Да и не надо ничего больше. По моему голосу, по моему лицу она поняла всю беспредельную красоту этого видения.

И неужели каждый может вскочить в эту колесницу радости и понестись под звоны солнечной трубы?

— Ррам-рра-ра!

Нет, не всякий. Фрейлейн говорит, что нужно за это платить. Оттого нас там и не возят. Нас запирают в скучную, затхлую карету с дребезжащим окном, пахнущую сафьяном и пачулями, и не позволяют даже прижимать нос к стеклу.

Но когда мы будем большими и богатыми, мы будем ездить только на конке. Мы будем, будем, будем счастливыми!

Я зашла далеко, на окраину города. И дело, по которому я пришла, не выгорело, и жара истомила меня.

Кругом глухо, ни одного извозчика.

Но вот, дребезжа всем своим существом, подкатила одноклячная конка. Лошадь, белая, тощая, гремела костями и щелкала болтающимися постромками о свою сухую кожу. Зловеще моталась длинная белая морда.

— Измывайтесь, измывайтесь, а вот как сдохну на повороте, — все равно вылезете на улицу.

Безнадежно-унылый кондуктор подождал, пока я влезу, и безнадежно протрубил в медный рожок.

— Ррам-рра-ра!

И больно было в голове от этого резкого медного крика и от палящего солнца, ударявшего злым лучом по завитку трубы.

Внутри вагона было душно, пахло раскаленным утюгом.

Какая-то темная личность в фуражке с кокардой долго смотрела на меня мутными глазами и вдруг, словно поняла что-то, осклабилась, подсела и сказала, дыша мне в лицо соленым огурцом:

— Разрешите мне вам сопутствовать.

Я встала и вышла на площадку.

Конка остановилась, подождала встречного вагона и снова задребезжала.

А на тротуаре стояла маленькая девочка и смотрела нам вслед круглыми голубыми глазами, удивленно и восторженно.

И вдруг я вспомнила.

«Мы будем ездить на конке. Мы будем, будем, будем счастливыми!»

Ведь я, значит, счастливая! Я еду на конке и могу познакомиться со всеми пассажирами, и кондуктор трубит, и горит солнце на его рожке.

Я счастлива! Я счастлива!

Но где она, та маленькая девочка в большом темном зале, придумавшая для меня это счастье? Если бы я могла найти ее и рассказать ей, — она бы обрадовалась.

Как страшно, что никогда не найду ее, что нет ее больше, и никогда не будет ее, самой мне родной и близкой, — меня самой.

А я живу...

Чёртик в баночке (Вербная сказка)

Я помню.

Мне тогда было семь лет.

Все предметы были тогда большие-большие, дни длинные, а жизнь — бесконечная.

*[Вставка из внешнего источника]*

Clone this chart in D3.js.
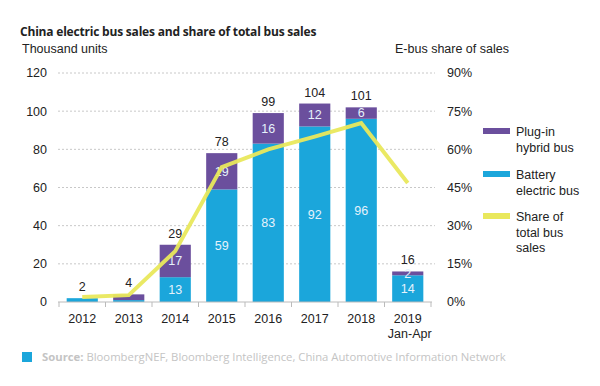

И радости этой жизни были внесомненные, цельные и яркие.

Была весна.

Горело солнце за окном, уходило рано и, уходя, обещало, краснея:

— Завтра останусь дольше.

Вот принесли освященные вербы.

Вербный праздник лучше зеленого. В нем радость весны обещанная, а там — свершившаяся.

Погладить твердый ласковый пушок и тихонько разломать. В нем зеленая почечка.

— Будет весна! Будет!

В Вербное воскресенье принесли мне с базара чертика в баночке.

Прижимать нужно было тонкую резиновую пленочку, и он танцевал.

Смешной чертик. Веселый. Сам синий, язык длинный, красный, а на голом животе зеленые пуговицы.